Pollsters, like economic forecasters, suffer from the habit of
journalists, politicians and others to judge them as simply “right” or
“wrong”, rather than the best efforts of (mainly) intelligent people to
tell us what they think is going on. They are usually somewhere near the
truth but seldom precisely accurate – and often mocked for errors that
are actually quite modest. Imagine a guest arriving two minutes late at a
restaurant and being scolded as fiercely as if they were two hours
late.
That, though, is only the start of our problems. Here are five factors that intelligent pollwatchers should take into account.
First, pundits predict; polls don’t. Polls provide
our best estimate of the state of public opinion at the time they were
conducted. We can never be completely certain what voters will think in a
month or a year’s time. The one partial exception to this is the final
estimate the polls produce on the eve of a general election, when voters
have little time to change their mind. But even then, polls could be
caught out by differential turnout – the supporters of one party being
more determined to vote than the supporters of another.
Second, polls outside an election campaign differ on what they are actually measuring.

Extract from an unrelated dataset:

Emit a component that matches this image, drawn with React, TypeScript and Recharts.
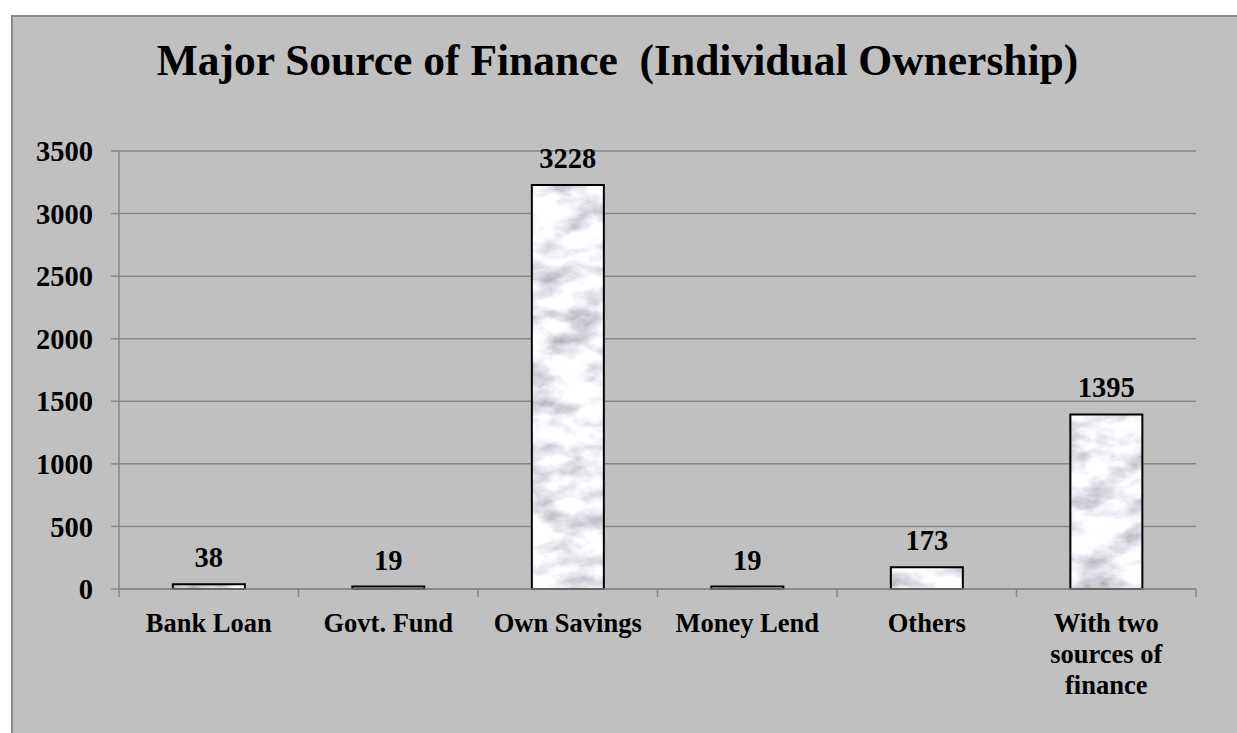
import React from 'react';
import { Bar, BarChart, CartesianGrid, LabelList, XAxis, YAxis } from 'recharts';

// values
const categories = ['Bank Loan', 'Govt. Fund', 'Own Savings', 'Money Lend', 'Others', 'With two sources of finance'];
const counts = [38, 19, 3228, 19, 173, 1395];
const tickLabelLines = [['Bank Loan'], ['Govt. Fund'], ['Own Savings'], ['Money Lend'], ['Others'], ['With two', 'sources of', 'finance']];
const yTicks = [0, 500, 1000, 1500, 2000, 2500, 3000, 3500];
const title = 'Major Source of Finance  (Individual Ownership)';

const data = categories.map((name, i) => ({ name, value: counts[i] }));

const W = 1237;
const H = 733;
const FONT = "'Liberation Serif', serif";
const GRID = '#878787';
const PLOT_LEFT = 119;
const PLOT_RIGHT = 1196;
const BAND = (PLOT_RIGHT - PLOT_LEFT) / categories.length;

function CategoryTick(props: any) {
  const { x, y, index } = props;
  const lines = tickLabelLines[index] || [String(props.payload?.value)];
  return (
    <g>
      <line x1={x - BAND / 2} x2={x - BAND / 2} y1={y} y2={y + 8} stroke={GRID} strokeWidth={1.5} />
      {index === categories.length - 1 && (
        <line x1={x + BAND / 2} x2={x + BAND / 2} y1={y} y2={y + 8} stroke={GRID} strokeWidth={1.5} />
      )}
      <text x={x} y={y + 43} textAnchor="middle" fontFamily={FONT} fontWeight="bold" fontSize={26.5} fill="#000">
        {lines.map((l: string, i: number) => (
          <tspan key={i} x={x} dy={i === 0 ? 0 : 31}>{l}</tspan>
        ))}
      </text>
    </g>
  );
}

export default function App() {
  return (
    <div style={{ position: 'fixed', left: 0, top: 0, width: W, height: H, background: '#fff', overflow: 'hidden' }}>
      <div
        style={{
          position: 'absolute', left: 11, top: 15, width: W, height: H,
          background: '#c0c0c0', borderLeft: '2px solid #8a8a8a', borderTop: '2px solid #8a8a8a',
        }}
      />
      <svg width={0} height={0} style={{ position: 'absolute' }}>
        <defs>
          <filter id="marbleFilter" x="0" y="0" width="1" height="1">
            <feTurbulence type="fractalNoise" baseFrequency="0.025 0.045" numOctaves={5} seed={11} result="n" />
            <feColorMatrix in="n" type="matrix" values="-1.3 0 0 0 1.53  -1.3 0 0 0 1.53  -1.25 0 0 0 1.55  0 0 0 0 1" />
          </filter>
          <pattern id="marble" patternUnits="userSpaceOnUse" width={W} height={H}>
            <rect width={W} height={H} fill="#fff" filter="url(#marbleFilter)" />
          </pattern>
        </defs>
      </svg>
      <svg width={W} height={130} style={{ position: 'absolute', left: 0, top: 0 }}>
        <text x={617.5} y={75} textAnchor="middle" fontFamily={FONT} fontWeight="bold" fontSize={43.5} fill="#000" xmlSpace="preserve">
          {title}
        </text>
      </svg>
      <div style={{ position: 'absolute', left: 0, top: 0 }}>
        <BarChart width={W} height={H} data={data} margin={{ top: 151, right: W - PLOT_RIGHT, left: 0, bottom: 0 }} barCategoryGap="30%">
          <CartesianGrid vertical={false} stroke={GRID} strokeWidth={1.5} />
          <XAxis
            dataKey="name"
            height={144}
            interval={0}
            tickLine={false}
            tickSize={0}
            tickMargin={0}
            axisLine={{ stroke: GRID, strokeWidth: 1.5 }}
            tick={<CategoryTick />}
          />
          <YAxis
            width={PLOT_LEFT}
            domain={[0, 3500]}
            ticks={yTicks}
            interval={0}
            tickSize={8}
            tickMargin={18}
            tickLine={{ stroke: GRID, strokeWidth: 1.5 }}
            axisLine={{ stroke: GRID, strokeWidth: 1.5 }}
            tick={{ fontFamily: FONT, fontWeight: 'bold', fontSize: 28.5, fill: '#000' }}
          />
          <Bar dataKey="value" fill="url(#marble)" stroke="#000" strokeWidth={2} isAnimationActive={false}>
            <LabelList dataKey="value" position="top" offset={17} style={{ fontFamily: FONT, fontWeight: 'bold', fontSize: 28.5, fill: '#000' }} />
          </Bar>
        </BarChart>
      </div>
    </div>
  );
}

In the aftermath of Kwasi Kwarteng’s mini budget, two respected
companies produced sharply different figures for Labour’s lead: 33%,
said YouGov; 19% said Opinium. Much of the difference can be explained
by the fact that the two companies were answering two questions that
sound alike but are in fact different:
“What would be the figures for each party if we managed to speak to
every elector in Great Britain and added up the numbers supporting each
party?”
Or:
“If nobody switched parties between now and the next general election, what would the result be?”

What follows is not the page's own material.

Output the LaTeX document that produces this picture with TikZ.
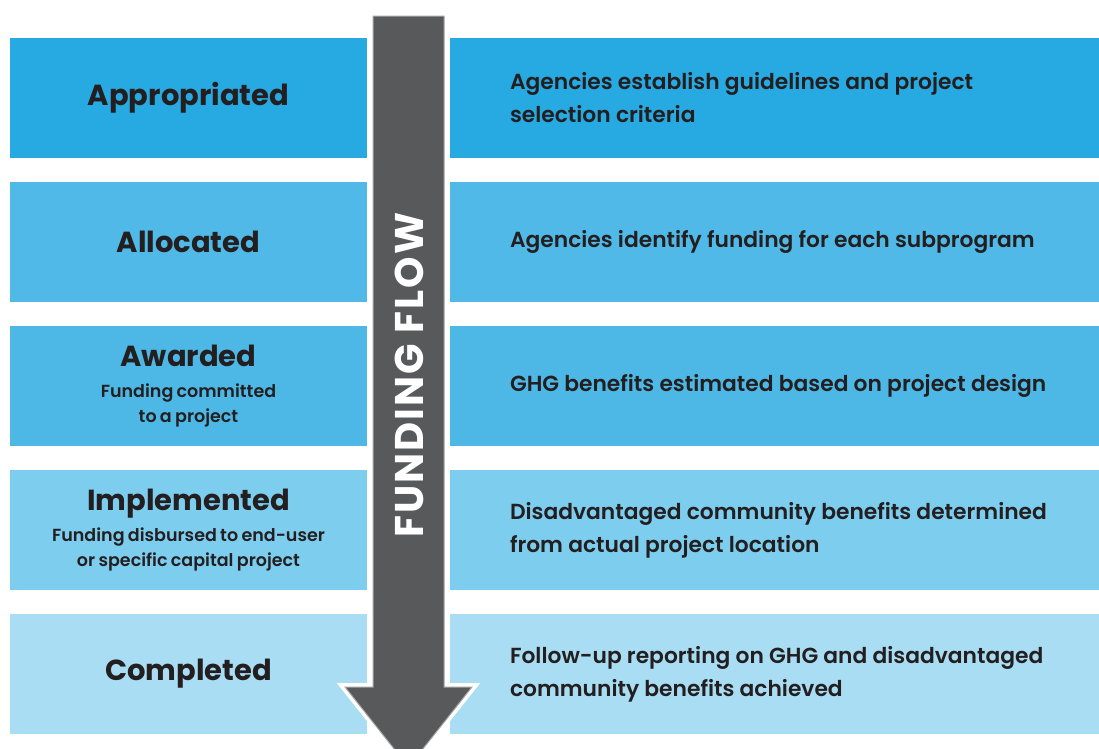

YouGov’s polls seek to answer the first question, while Opinium seeks
to answer the second. They are different because of the way they deal
with people who say they currently don’t know how they would vote.
YouGov’s data indicates that of the 14 million people who voted
Conservative election, five million now don’t know how they would vote.

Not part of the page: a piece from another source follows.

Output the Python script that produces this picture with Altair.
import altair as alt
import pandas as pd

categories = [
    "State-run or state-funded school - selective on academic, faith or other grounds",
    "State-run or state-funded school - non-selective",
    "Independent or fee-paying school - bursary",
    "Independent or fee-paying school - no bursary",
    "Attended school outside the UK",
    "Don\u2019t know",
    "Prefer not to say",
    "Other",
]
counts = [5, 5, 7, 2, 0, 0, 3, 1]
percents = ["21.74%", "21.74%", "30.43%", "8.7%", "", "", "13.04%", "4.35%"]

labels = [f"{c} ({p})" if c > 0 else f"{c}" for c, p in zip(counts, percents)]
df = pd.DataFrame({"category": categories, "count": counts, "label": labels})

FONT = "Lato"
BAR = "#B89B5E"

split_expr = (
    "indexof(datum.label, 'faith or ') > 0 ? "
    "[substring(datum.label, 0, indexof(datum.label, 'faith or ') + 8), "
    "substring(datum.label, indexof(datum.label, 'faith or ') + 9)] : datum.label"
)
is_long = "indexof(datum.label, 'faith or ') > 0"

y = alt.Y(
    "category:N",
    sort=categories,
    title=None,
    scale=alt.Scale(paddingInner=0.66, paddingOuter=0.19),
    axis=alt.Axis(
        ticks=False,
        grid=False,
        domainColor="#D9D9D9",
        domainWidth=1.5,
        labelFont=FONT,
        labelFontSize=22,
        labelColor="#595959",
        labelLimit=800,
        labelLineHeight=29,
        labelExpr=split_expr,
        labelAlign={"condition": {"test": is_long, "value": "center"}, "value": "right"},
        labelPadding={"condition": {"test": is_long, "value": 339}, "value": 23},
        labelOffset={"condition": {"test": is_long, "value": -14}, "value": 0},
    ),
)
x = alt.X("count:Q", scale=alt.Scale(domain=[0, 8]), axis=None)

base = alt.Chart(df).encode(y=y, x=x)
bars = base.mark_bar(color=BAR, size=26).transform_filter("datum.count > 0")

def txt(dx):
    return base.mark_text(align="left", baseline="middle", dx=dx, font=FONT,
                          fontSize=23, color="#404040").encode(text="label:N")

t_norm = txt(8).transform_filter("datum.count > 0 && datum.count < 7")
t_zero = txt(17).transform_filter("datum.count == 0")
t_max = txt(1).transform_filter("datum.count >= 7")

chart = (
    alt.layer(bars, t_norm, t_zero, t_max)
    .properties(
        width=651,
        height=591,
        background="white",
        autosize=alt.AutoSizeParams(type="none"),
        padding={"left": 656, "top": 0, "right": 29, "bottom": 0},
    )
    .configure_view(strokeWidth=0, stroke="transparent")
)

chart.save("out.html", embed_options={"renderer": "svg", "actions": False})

They are omitted from the voting intention figures. Opinium assumes that
many of them will in the end vote, and that most of them will return to
the Tory fold. It also draws on past election data which shows
consistently that slightly more Labour than Conservative supporters end
up staying at home. If YouGov had adopted Opinium’s approach, it would
have cut Labour’s lead by around ten points. Which method you prefer is a
matter of judgement about how best to treat those pesky “don’t knows”.
That issue connects to a wider third point. Answering a mid-term poll is different from deciding a general election vote.
A worried Conservative could tell a pollster that they would vote
Labour or Liberal Democrat in order to give vent to their frustrations,
knowing that they will not wake up next morning to a change of
government. By-elections are often similar: big anti-government swings
in mid term send a message without handing power to the opposition. This
is why one of the most common patterns in polls for more than 60 years
is for support for the governing party to slump in mid-term but recover
as the election approaches. It was even true in the run-up to Labour’s
landslide in 1997. Two years beforehand, the Tories were 40 points
behind (sometimes more). They lost the popular vote in the election by
13 points – a lot, but far less than 40.
A pundit might well say now that the Conservatives will recover to
some extent between now and the next election. I, for one, expect this.
But, as those financial ads warn, past record is no guarantee of future
performance.
Fourth, polls, however intelligently designed, are prone to systematic errors.
Long gone are the days when most people would happily give their views
to pollsters in the street or on the phone. Response rates for both have
collapsed, making them increasingly expensive. Most political polls
these days are conducted online. (YouGov pioneered this in Britain 22
years ago; other companies have now switched to online research.)
However, only a minority of electors belong to online panels, which
generate the email addresses for pollsters to contact – and by no means
all of them agree to take part in political polls. This means that
pollsters must take the answers from the people they can reach and
deduce the views of those they can’t reach. They are in the business of
modelling public opinion, not simply measuring it. They use various
methods to select and weight their samples in order to reflect the
electorate as a whole – by age, gender, education, social class, region,
past vote and so on. But it is always possible that, at any given time,
some other factor influences the way people vote, and it turns out that
the sampling and weighting system has not allowed for this.
Moreover, when one party is out of favour, its supporters might be
under-recorded, either because they are more reluctant to take part in
polls at all, or to admit their loyalty. This might be one reason why so
many people who voted Conservative in 2019 now say “don’t know”.
Fifth, and lastly, even the best poll, getting its modelling right, is prone to straightforward sampling deviation.
By convention, polls refer to the 95% confidence limit (for
statisticians, the two-sigma deviation level). That is, the range which
should be accurate 19 times out of 20. In a normal political poll,
reporting the voting intentions of around 1500 people, its figures for
each of the main parties should be within 2.5 percentage points of its
true support (assuming there are no other sources of error). However,
that figure should be qualified. Two-thirds of the time, the margin for
error is half that – 1 ¼ points – but one poll in 20 will be outside
that range. It will be a rogue poll not because the pollsters are no
good, but because they are unlucky.
In September, the month that saw Liz Truss becoming Prime Minister,
her first, and now former, Chancellor delivering his mini Budget, the
financial markets going haywire and Tory support tanking, I counted 38
published voting intention polls. Statistically, two of them were
probably rogue polls. Which two? Good question, but forgive me if I
leave you to check them out and make up your own mind.